Canvases, painting boards, oil painting pads

Choosing between a Canvas or a painting board is a matter of taste - and practical deliberation. If you like working big (more than 50 x 70 cm), use a canvas. They're light and won't warp as much as a board. If you like your painting to be thin, then consider a painting board. But, thicker painting boards are less warpy. Strongly absorbent grounds need a non-flexible carrier - a painting board.


Canvases and painting boards are available as ready-made oil painting supplies, but you can also make them yourself. Universally primed means: primed with acrylic gesso. This ground is half-absorbent, and it's said to be good for oil paint, but some experts have doubts on it. The oils and acrylic gesso only form a mechanical bond, and one acknowledged expert thinks it will loosen in time - maybe 40 or 50 years, but still. You can use the ready-made universally primed canvases and painting boards - you can help their durability by giving them an extra layer of gesso, wit 50% of caseine added to it. The oil paint attaches itself firmly to the caseine, and the caseine helps the gesso becoming more elastic. You can also make your own canvases. For study-purposes, oil painting pads are OK. When your work turned out good, you can still mount it on MDF. Other paper isn't suitable for painting with oils. The oil will eat up the paper in less then 30 years time.

Oil paint brushes

Oil painting brushes are best to be made of natural hairs. Synthetic brushes are cheaper and they look great, but the oil ruins them in no time. Click here for more information on oil painting brushes. Cleaning can be done with zest-it, then water and soft soap. Cleaning while you work is best done with turpentine. Only start cleaning your brushes with water and soap when you're done for the day - they need to dry before using them again.

Turpentines and thinners

For cleaning, eco-products were developed, like zest-it or odor-free turps. But for thinning the paint itself, it's better not to use these cleaning agents - they leave chemical traces in your paint, that can make your paintlayers chemically unstable. Take mineral turpentine for that thinning your paint, or rectified turpentine. Mineral turpentine is a remake (made of crude oil), but it's good as a paint thinner. Rectified turpentine has a better smell though, it's a more traditional stuff. Pure denatured alcohol is actually the best paint thinner available, because it totally disappears out of your paint - but it's more expensive. It also evaporates out of your paint, while you're still working with it. Alcohol can be saved for making oil paint, and you can use it in the ultimate attempt to clean good brushes that went hard with oil paint.

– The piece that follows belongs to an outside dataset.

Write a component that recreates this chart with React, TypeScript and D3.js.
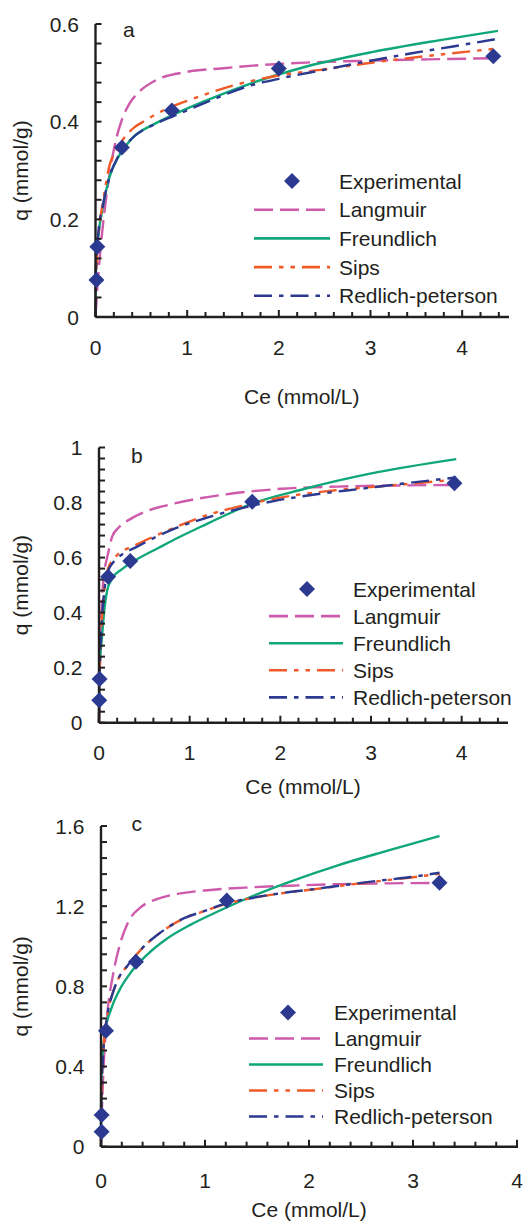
import React from "react";
import * as d3 from "d3";

type Pt = [number, number];

// ---------- tick labels ----------
const xTickLabels = [0, 1, 2, 3, 4];
const yTicksA = [0, 0.2, 0.4, 0.6];
const yTicksB = [0, 0.2, 0.4, 0.6, 0.8, 1];
const yTicksC = [0, 0.4, 0.8, 1.2, 1.6];

const seriesNames = ["Experimental", "Langmuir", "Freundlich", "Sips", "Redlich-peterson"];

// ---------- panel a ----------
const expCeA = [0.01, 0.02, 0.288, 0.833, 2.0, 4.34];
const expQA = [0.076, 0.144, 0.347, 0.423, 0.509, 0.534];
const langmuirA: Pt[] = [
  [0, 0], [0.02, 0.06], [0.05, 0.13], [0.1, 0.22], [0.16, 0.3], [0.22, 0.36], [0.29, 0.405],
  [0.37, 0.437], [0.47, 0.46], [0.65, 0.484], [1.0, 0.502], [1.37, 0.509], [1.6, 0.513],
  [2.3, 0.521], [3.0, 0.525], [3.75, 0.528], [4.38, 0.53],
];
const freundlichA: Pt[] = [
  [0, 0], [0.002, 0.08], [0.01, 0.12], [0.03, 0.165], [0.08, 0.225], [0.15, 0.285], [0.25, 0.328],
  [0.39, 0.364], [0.65, 0.396], [0.87, 0.416], [1.19, 0.442], [1.6, 0.472], [2.3, 0.513],
  [3.03, 0.543], [3.76, 0.567], [4.39, 0.586],
];
const sipsA: Pt[] = [
  [0, 0], [0.01, 0.1], [0.04, 0.18], [0.09, 0.245], [0.14, 0.3], [0.25, 0.348], [0.39, 0.383],
  [0.54, 0.402], [0.76, 0.425], [1.08, 0.448], [1.52, 0.475], [1.98, 0.494], [2.49, 0.507],
  [3.1, 0.523], [3.74, 0.537], [4.4, 0.55],
];
const redlichA: Pt[] = [
  [0, 0], [0.005, 0.1], [0.03, 0.17], [0.08, 0.228], [0.15, 0.285], [0.25, 0.33], [0.4, 0.366],
  [0.65, 0.395], [0.9, 0.415], [1.2, 0.439], [1.69, 0.474], [2.03, 0.489], [2.49, 0.506],
  [2.98, 0.524], [3.45, 0.54], [3.9, 0.554], [4.4, 0.57],
];

// ---------- panel b ----------
const expCeB = [0.003, 0.006, 0.1, 0.345, 1.69, 3.92];
const expQB = [0.082, 0.159, 0.53, 0.588, 0.803, 0.87];
const langmuirB: Pt[] = [
  [0, 0], [0.01, 0.2], [0.03, 0.42], [0.06, 0.55], [0.09, 0.6], [0.11, 0.63], [0.145, 0.676],
  [0.22, 0.71], [0.33, 0.737], [0.51, 0.767], [0.76, 0.791], [1.09, 0.814], [1.45, 0.832],
  [2.01, 0.85], [2.63, 0.858], [3.3, 0.862], [3.95, 0.864],
];
const freundlichB: Pt[] = [
  [0, 0], [0.003, 0.15], [0.01, 0.22], [0.03, 0.3], [0.055, 0.397], [0.09, 0.48], [0.145, 0.524],
  [0.25, 0.557], [0.4, 0.59], [0.655, 0.635], [0.87, 0.672], [1.13, 0.713], [1.38, 0.752],
  [1.64, 0.79], [2.27, 0.85], [2.99, 0.905], [3.94, 0.958],
];
const sipsB: Pt[] = [
  [0, 0], [0.005, 0.15], [0.02, 0.3], [0.05, 0.45], [0.1, 0.56], [0.15, 0.59], [0.2, 0.609],
  [0.4, 0.645], [0.58, 0.673], [0.84, 0.71], [1.2, 0.755], [1.6, 0.79], [2.0, 0.818],
  [2.56, 0.843], [3.21, 0.862], [3.9, 0.882],
];
const redlichB: Pt[] = [
  [0, 0], [0.005, 0.15], [0.02, 0.3], [0.05, 0.45], [0.1, 0.55], [0.15, 0.58], [0.2, 0.597],
  [0.44, 0.643], [0.84, 0.706], [1.2, 0.746], [1.54, 0.777], [1.94, 0.806], [2.42, 0.831],
  [2.89, 0.85], [3.36, 0.869], [3.94, 0.891],
];

// ---------- panel c ----------
const expCeC = [0.006, 0.006, 0.048, 0.336, 1.21, 3.255];
const expQC = [0.075, 0.158, 0.579, 0.923, 1.228, 1.317];
const langmuirC: Pt[] = [
  [0, 0], [0.01, 0.2], [0.03, 0.45], [0.064, 0.68], [0.112, 0.848], [0.176, 0.998], [0.256, 1.115],
  [0.384, 1.195], [0.543, 1.236], [0.735, 1.261], [1.055, 1.281], [1.44, 1.294], [1.81, 1.302],
  [2.29, 1.31], [2.77, 1.314], [3.25, 1.316],
];
const freundlichC: Pt[] = [
  [0, 0], [0.001, 0.2], [0.006, 0.39], [0.038, 0.566], [0.096, 0.685], [0.176, 0.78], [0.288, 0.87],
  [0.448, 0.96], [0.64, 1.04], [0.863, 1.108], [1.118, 1.172], [1.374, 1.232], [1.806, 1.32],
  [2.285, 1.405], [2.765, 1.478], [3.255, 1.55],
];
const sipsC: Pt[] = [
  [0, 0], [0.004, 0.25], [0.02, 0.45], [0.064, 0.666], [0.112, 0.765], [0.176, 0.848], [0.247, 0.898],
  [0.336, 0.955], [0.455, 1.02], [0.55, 1.06], [0.8, 1.14], [0.99, 1.175], [1.21, 1.213],
  [1.39, 1.234], [1.68, 1.26], [2.06, 1.285], [2.35, 1.305], [2.67, 1.325], [2.96, 1.342], [3.255, 1.362],
];
const redlichC: Pt[] = [
  [0, 0], [0.004, 0.25], [0.02, 0.45], [0.064, 0.666], [0.112, 0.765], [0.176, 0.848], [0.247, 0.898],
  [0.336, 0.955], [0.455, 1.02], [0.55, 1.06], [0.8, 1.14], [0.99, 1.175], [1.21, 1.215],
  [1.39, 1.235], [1.68, 1.261], [2.06, 1.286], [2.35, 1.306], [2.67, 1.327], [2.96, 1.344], [3.255, 1.367],
];

// ---------- styles ----------
const INK = "#231F20";
const FONT = "'Liberation Sans', Arial, Helvetica, sans-serif";
const FS = 21;
const styles = {
  Langmuir: { color: "#CD5AAA", dash: "19,7" },
  Freundlich: { color: "#0FA77A", dash: "" },
  Sips: { color: "#F05A28", dash: "18,7,4.5,7,4.5,7" },
  Redlich: { color: "#2B3990", dash: "18,7,4.5,7" },
  exp: "#2B3990",
};

type PanelCfg = {
  letter: string;
  letterPos: [number, number];
  xDomain: [number, number];
  xRange: [number, number];
  yDomain: [number, number];
  yRange: [number, number];
  yTicks: number[];
  yMinor: number;
  xLabelDy: number;
  xTitleY: number;
  legend: { x0: number; x1: number; mx: number; tx: number; y0: number; dy: number };
  expCe: number[];
  expQ: number[];
  lang: Pt[];
  freu: Pt[];
  sips: Pt[];
  red: Pt[];
};

const panels: PanelCfg[] = [
  {
    letter: "a", letterPos: [123, 36.5],
    xDomain: [0, 4.5], xRange: [95.5, 508], yDomain: [0, 0.6], yRange: [317, 24],
    yTicks: yTicksA, yMinor: 0.04, xLabelDy: 38, xTitleY: 403.5,
    legend: { x0: 254, x1: 330, mx: 292, tx: 339, y0: 181, dy: 28.7 },
    expCe: expCeA, expQ: expQA, lang: langmuirA, freu: freundlichA, sips: sipsA, red: redlichA,
  },
  {
    letter: "b", letterPos: [131, 462.7],
    xDomain: [0, 4.5], xRange: [99, 507], yDomain: [0, 1], yRange: [722.7, 447.5],
    yTicks: yTicksB, yMinor: 0.04, xLabelDy: 37.5, xTitleY: 794,
    legend: { x0: 269, x1: 343, mx: 307, tx: 353, y0: 589, dy: 27.1 },
    expCe: expCeB, expQ: expQB, lang: langmuirB, freu: freundlichB, sips: sipsB, red: redlichB,
  },
  {
    letter: "c", letterPos: [131.5, 831],
    xDomain: [0, 4], xRange: [101, 517], yDomain: [0, 1.6], yRange: [1146.7, 826],
    yTicks: yTicksC, yMinor: 0.08, xLabelDy: 41, xTitleY: 1216.5,
    legend: { x0: 249, x1: 323, mx: 288, tx: 334, y0: 1012.5, dy: 26 },
    expCe: expCeC, expQ: expQC, lang: langmuirC, freu: freundlichC, sips: sipsC, red: redlichC,
  },
];

const diamond = d3.symbol(d3.symbolSquare, 128)() as string;

function Panel({ p }: { p: PanelCfg }) {
  const x = d3.scaleLinear().domain(p.xDomain).range(p.xRange);
  const y = d3.scaleLinear().domain(p.yDomain).range(p.yRange);
  const line = d3
    .line<Pt>()
    .x((d) => x(d[0]))
    .y((d) => y(d[1]))
    .curve(d3.curveMonotoneX);
  const x0 = p.xRange[0];
  const y0 = p.yRange[0];
  const xMinor = d3.range(0, p.xDomain[1] + 1e-6, 0.2);
  const yMinor = d3.range(0, p.yDomain[1] + 1e-6, p.yMinor);
  const midY = (p.yRange[0] + p.yRange[1]) / 2;
  const midX = (p.xRange[0] + p.xRange[1]) / 2;
  const series = [
    { key: "Langmuir", data: p.lang, st: styles.Langmuir },
    { key: "Freundlich", data: p.freu, st: styles.Freundlich },
    { key: "Sips", data: p.sips, st: styles.Sips },
    { key: "Redlich", data: p.red, st: styles.Redlich },
  ];
  const L = p.legend;
  return (
    <g>
      {series.map((s) => (
        <path
          key={s.key}
          d={line(s.data) as string}
          fill="none"
          stroke={s.st.color}
          strokeWidth={2.4}
          strokeDasharray={s.st.dash || undefined}
        />
      ))}
      <line x1={x0} x2={x0} y1={y0} y2={p.yRange[1]} stroke={INK} strokeWidth={2.4} />
      <line x1={x0} x2={p.xRange[1] + 1} y1={y0} y2={y0} stroke={INK} strokeWidth={2.4} />
      {yMinor.map((v, i) => (
        <line key={"ym" + i} x1={x0} x2={x0 + 6} y1={y(v)} y2={y(v)} stroke={INK} strokeWidth={2} />
      ))}
      {xMinor.map((v, i) => {
        const major = Math.abs(v - Math.round(v)) < 1e-6;
        return (
          <line key={"xm" + i} x1={x(v)} x2={x(v)} y1={y0} y2={y0 - (major ? 7 : 5)} stroke={INK} strokeWidth={2} />
        );
      })}
      {p.yTicks.map((v) => (
        <text key={"yl" + v} x={x0 - 16.5} y={y(v) + 7.5} textAnchor="end" fontSize={FS} fontFamily={FONT} fill={INK}>
          {String(v)}
        </text>
      ))}
      {xTickLabels.map((v) => (
        <text key={"xl" + v} x={x(v)} y={y0 + p.xLabelDy} textAnchor="middle" fontSize={FS} fontFamily={FONT} fill={INK}>
          {String(v)}
        </text>
      ))}
      <text x={midX} y={p.xTitleY} textAnchor="middle" fontSize={FS} fontFamily={FONT} fill={INK}>
        Ce (mmol/L)
      </text>
      <text
        transform={`translate(27.5,${midY}) rotate(-90)`}
        textAnchor="middle"
        fontSize={FS}
        fontFamily={FONT}
        fill={INK}
      >
        q (mmol/g)
      </text>
      <text x={p.letterPos[0]} y={p.letterPos[1]} fontSize={FS} fontFamily={FONT} fill={INK}>
        {p.letter}
      </text>
      {p.expCe.map((c, i) => (
        <path
          key={"e" + i}
          d={diamond}
          transform={`translate(${x(c)},${y(p.expQ[i])}) rotate(45)`}
          fill={styles.exp}
        />
      ))}
      <path d={diamond} transform={`translate(${L.mx},${L.y0}) rotate(45)`} fill={styles.exp} />
      <text x={L.tx} y={L.y0 + 7.5} fontSize={FS} fontFamily={FONT} fill={INK}>
        {seriesNames[0]}
      </text>
      {series.map((s, i) => {
        const yy = L.y0 + L.dy * (i + 1);
        return (
          <g key={"lg" + s.key}>
            <line
              x1={L.x0}
              x2={L.x1}
              y1={yy}
              y2={yy}
              stroke={s.st.color}
              strokeWidth={2.6}
              strokeDasharray={s.st.dash || undefined}
            />
            <text x={L.tx} y={yy + 7.5} fontSize={FS} fontFamily={FONT} fill={INK}>
              {seriesNames[i + 1]}
            </text>
          </g>
        );
      })}
    </g>
  );
}

export default function App() {
  return (
    <svg
      width={528}
      height={1222}
      viewBox="0 0 528 1222"
      style={{ position: "absolute", left: 0, top: 0, background: "#fff" }}
    >
      <rect x={0} y={0} width={528} height={1222} fill="#fff" />
      {panels.map((p) => (
        <Panel key={p.letter} p={p} />
      ))}
    </svg>
  );
}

Venetian turpentine is not really a cleaner or thinner - it's a fat-containing turpenoid, it can be used as a painting medium.

Oil painting supplies: brushes

Some more on boards and canvases

Oil paint is a flexible material, so it's suitable for working on canvas. Canvases are light-weight and very suitable if you want to make big paintings. The structure of the fabric has a pleasing effect - it sort of 'fusses' your perception, which hides little mistake. painting boards are handy because you save the work of stretching. Painting boards are also necessary for some primers - some primers are so brittle that they need a carrier that is solid stiff. For structure, you can glue fabric on it. But there are ready made canvases and painting boards available as oil painting supplies. Do read the section on primers first, before you decide which one to buy.

If you want to have big canvases, it's worth the effort to stretch the canvas yourself, on a ready-bought wooden canvas-frame.